• **Set problem**
Reproduce the listing exactly, with no pictures in your copy.

• **Data lines**
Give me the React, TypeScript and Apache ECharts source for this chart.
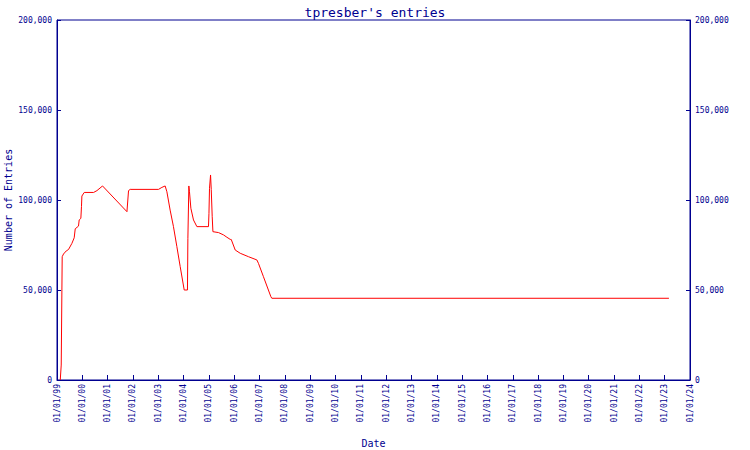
import React, { useEffect, useRef } from "react";
import * as echarts from "echarts";

const TITLE = "tpresber's entries";
const NAVY = "#000090";

const dates = [
  "1999-02-17", "1999-03-03", "1999-03-17", "1999-04-05", "1999-05-14", "1999-06-16",
  "1999-08-04", "1999-09-06", "1999-09-21", "1999-11-07", "1999-11-17", "1999-12-11",
  "1999-12-20", "1999-12-26", "2000-01-29", "2000-06-12", "2000-07-30", "2000-10-19",
  "2001-10-06", "2001-10-29", "2001-11-22", "2003-01-04", "2003-02-22", "2003-04-10",
  "2003-05-05", "2003-06-21", "2003-08-08", "2003-09-26", "2003-11-13", "2004-01-10",
  "2004-02-26", "2004-03-03", "2004-03-17", "2004-03-26", "2004-04-15", "2004-05-23",
  "2004-07-11", "2004-12-25", "2005-01-01", "2005-01-09", "2005-01-24", "2005-02-03",
  "2005-02-17", "2005-02-27", "2005-05-19", "2005-07-30", "2005-09-17", "2005-11-04",
  "2005-11-18", "2006-01-15", "2006-03-28", "2006-07-25", "2006-11-23", "2006-12-16",
  "2007-02-26", "2007-06-13", "2007-06-27", "2023-03-03",
];

const entries = [
  0, 8300, 68500, 70000, 71700, 72500,
  75900, 79000, 84000, 85500, 88900, 89800,
  96300, 102200, 104200, 104200, 105200, 107800,
  93500, 105200, 105900, 105900, 107000, 107800,
  104600, 94400, 85200, 74100, 63000, 50000,
  50000, 78700, 107800, 104600, 95400, 88900,
  85200, 85200, 92600, 106500, 113900, 105900,
  90700, 82400, 81900, 80600, 79300, 78100,
  78100, 72200, 70400, 68500, 66700, 64800,
  57400, 46300, 45400, 45400,
];

const yTicks = [0, 50000, 100000, 150000, 200000];

const FONT = "DejaVu Sans Mono";

function fmtNum(v: number): string {
  return v.toLocaleString("en-US");
}

function fmtDate(v: number): string {
  const d = new Date(v);
  const p = (n: number) => String(n).padStart(2, "0");
  return `${p(d.getMonth() + 1)}/${p(d.getDate())}/${p(d.getFullYear() % 100)}`;
}

export default function App() {
  const ref = useRef<HTMLDivElement>(null);
  useEffect(() => {
    if (!ref.current) return;
    const chart = echarts.init(ref.current, undefined, { renderer: "svg" });
    const DAY = 86400000;
    const yAxisCommon = {
      type: "value" as const,
      min: yTicks[0],
      max: yTicks[yTicks.length - 1],
      interval: yTicks[1] - yTicks[0],
      axisLine: { show: true, lineStyle: { color: NAVY, width: 1 } },
      axisTick: { show: true, inside: true, length: 4, lineStyle: { color: NAVY } },
      splitLine: { show: false },
      axisLabel: {
        color: NAVY,
        fontFamily: FONT,
        fontSize: 8,
        margin: 5,
        formatter: (v: number) => fmtNum(v),
      },
    };
    chart.setOption({
      animation: false,
      backgroundColor: "#ffffff",
      title: {
        text: TITLE,
        left: "center",
        top: 1,
        textStyle: { color: NAVY, fontFamily: FONT, fontSize: 13, fontWeight: "normal" },
      },
      grid: {
        left: 57,
        right: 60,
        top: 20,
        bottom: 70,
        show: true,
        borderColor: NAVY,
        borderWidth: 1,
        containLabel: false,
        outerBoundsMode: "none",
      },
      xAxis: {
        type: "time",
        min: new Date(1999, 0, 1).getTime(),
        max: new Date(2024, 0, 1).getTime(),
        minInterval: 365 * DAY,
        maxInterval: 366 * DAY,
        name: "Date",
        nameLocation: "middle",
        nameGap: 58,
        nameMoveOverlap: false,
        nameTextStyle: { color: NAVY, fontFamily: FONT, fontSize: 10 },
        axisLine: { show: true, lineStyle: { color: NAVY, width: 1 } },
        axisTick: { show: true, inside: true, length: 5, lineStyle: { color: NAVY } },
        splitLine: { show: false },
        axisLabel: {
          color: NAVY,
          fontFamily: FONT,
          fontSize: 8,
          rotate: 90,
          margin: 4,
          hideOverlap: false,
          showMinLabel: true,
          showMaxLabel: true,
          formatter: (v: number) => fmtDate(v),
        },
      },
      yAxis: [
        {
          ...yAxisCommon,
          position: "left",
          name: "Number of Entries",
          nameLocation: "middle",
          nameGap: 44,
          nameMoveOverlap: false,
          nameTextStyle: { color: NAVY, fontFamily: FONT, fontSize: 10 },
        },
        { ...yAxisCommon, position: "right" },
      ],
      series: [
        {
          type: "line",
          data: dates.map((d, i) => [d, entries[i]]),
          showSymbol: false,
          symbol: "none",
          lineStyle: { color: "#ff0000", width: 1 },
          itemStyle: { color: "#ff0000" },
        },
      ],
    });
    return () => chart.dispose();
  }, []);
  return <div ref={ref} style={{ width: 750, height: 450, position: "absolute", left: 0, top: 0 }} />;
}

• **The result**
Give me the React, TypeScript and Apache ECharts source for this chart.
import React, { useEffect, useRef } from "react";
import * as echarts from "echarts";

const TITLE = "tpresber's entries";
const NAVY = "#000090";

const dates = [
  "1999-02-17", "1999-03-03", "1999-03-17", "1999-04-05", "1999-05-14", "1999-06-16",
  "1999-08-04", "1999-09-06", "1999-09-21", "1999-11-07", "1999-11-17", "1999-12-11",
  "1999-12-20", "1999-12-26", "2000-01-29", "2000-06-12", "2000-07-30", "2000-10-19",
  "2001-10-06", "2001-10-29", "2001-11-22", "2003-01-04", "2003-02-22", "2003-04-10",
  "2003-05-05", "2003-06-21", "2003-08-08", "2003-09-26", "2003-11-13", "2004-01-10",
  "2004-02-26", "2004-03-03", "2004-03-17", "2004-03-26", "2004-04-15", "2004-05-23",
  "2004-07-11", "2004-12-25", "2005-01-01", "2005-01-09", "2005-01-24", "2005-02-03",
  "2005-02-17", "2005-02-27", "2005-05-19", "2005-07-30", "2005-09-17", "2005-11-04",
  "2005-11-18", "2006-01-15", "2006-03-28", "2006-07-25", "2006-11-23", "2006-12-16",
  "2007-02-26", "2007-06-13", "2007-06-27", "2023-03-03",
];

const entries = [
  0, 8300, 68500, 70000, 71700, 72500,
  75900, 79000, 84000, 85500, 88900, 89800,
  96300, 102200, 104200, 104200, 105200, 107800,
  93500, 105200, 105900, 105900, 107000, 107800,
  104600, 94400, 85200, 74100, 63000, 50000,
  50000, 78700, 107800, 104600, 95400, 88900,
  85200, 85200, 92600, 106500, 113900, 105900,
  90700, 82400, 81900, 80600, 79300, 78100,
  78100, 72200, 70400, 68500, 66700, 64800,
  57400, 46300, 45400, 45400,
];

const yTicks = [0, 50000, 100000, 150000, 200000];

const FONT = "DejaVu Sans Mono";

function fmtNum(v: number): string {
  return v.toLocaleString("en-US");
}

function fmtDate(v: number): string {
  const d = new Date(v);
  const p = (n: number) => String(n).padStart(2, "0");
  return `${p(d.getMonth() + 1)}/${p(d.getDate())}/${p(d.getFullYear() % 100)}`;
}

export default function App() {
  const ref = useRef<HTMLDivElement>(null);
  useEffect(() => {
    if (!ref.current) return;
    const chart = echarts.init(ref.current, undefined, { renderer: "svg" });
    const DAY = 86400000;
    const yAxisCommon = {
      type: "value" as const,
      min: yTicks[0],
      max: yTicks[yTicks.length - 1],
      interval: yTicks[1] - yTicks[0],
      axisLine: { show: true, lineStyle: { color: NAVY, width: 1 } },
      axisTick: { show: true, inside: true, length: 4, lineStyle: { color: NAVY } },
      splitLine: { show: false },
      axisLabel: {
        color: NAVY,
        fontFamily: FONT,
        fontSize: 8,
        margin: 5,
        formatter: (v: number) => fmtNum(v),
      },
    };
    chart.setOption({
      animation: false,
      backgroundColor: "#ffffff",
      title: {
        text: TITLE,
        left: "center",
        top: 1,
        textStyle: { color: NAVY, fontFamily: FONT, fontSize: 13, fontWeight: "normal" },
      },
      grid: {
        left: 57,
        right: 60,
        top: 20,
        bottom: 70,
        show: true,
        borderColor: NAVY,
        borderWidth: 1,
        containLabel: false,
        outerBoundsMode: "none",
      },
      xAxis: {
        type: "time",
        min: new Date(1999, 0, 1).getTime(),
        max: new Date(2024, 0, 1).getTime(),
        minInterval: 365 * DAY,
        maxInterval: 366 * DAY,
        name: "Date",
        nameLocation: "middle",
        nameGap: 58,
        nameMoveOverlap: false,
        nameTextStyle: { color: NAVY, fontFamily: FONT, fontSize: 10 },
        axisLine: { show: true, lineStyle: { color: NAVY, width: 1 } },
        axisTick: { show: true, inside: true, length: 5, lineStyle: { color: NAVY } },
        splitLine: { show: false },
        axisLabel: {
          color: NAVY,
          fontFamily: FONT,
          fontSize: 8,
          rotate: 90,
          margin: 4,
          hideOverlap: false,
          showMinLabel: true,
          showMaxLabel: true,
          formatter: (v: number) => fmtDate(v),
        },
      },
      yAxis: [
        {
          ...yAxisCommon,
          position: "left",
          name: "Number of Entries",
          nameLocation: "middle",
          nameGap: 44,
          nameMoveOverlap: false,
          nameTextStyle: { color: NAVY, fontFamily: FONT, fontSize: 10 },
        },
        { ...yAxisCommon, position: "right" },
      ],
      series: [
        {
          type: "line",
          data: dates.map((d, i) => [d, entries[i]]),
          showSymbol: false,
          symbol: "none",
          lineStyle: { color: "#ff0000", width: 1 },
          itemStyle: { color: "#ff0000" },
        },
      ],
    });
    return () => chart.dispose();
  }, []);
  return <div ref={ref} style={{ width: 750, height: 450, position: "absolute", left: 0, top: 0 }} />;
}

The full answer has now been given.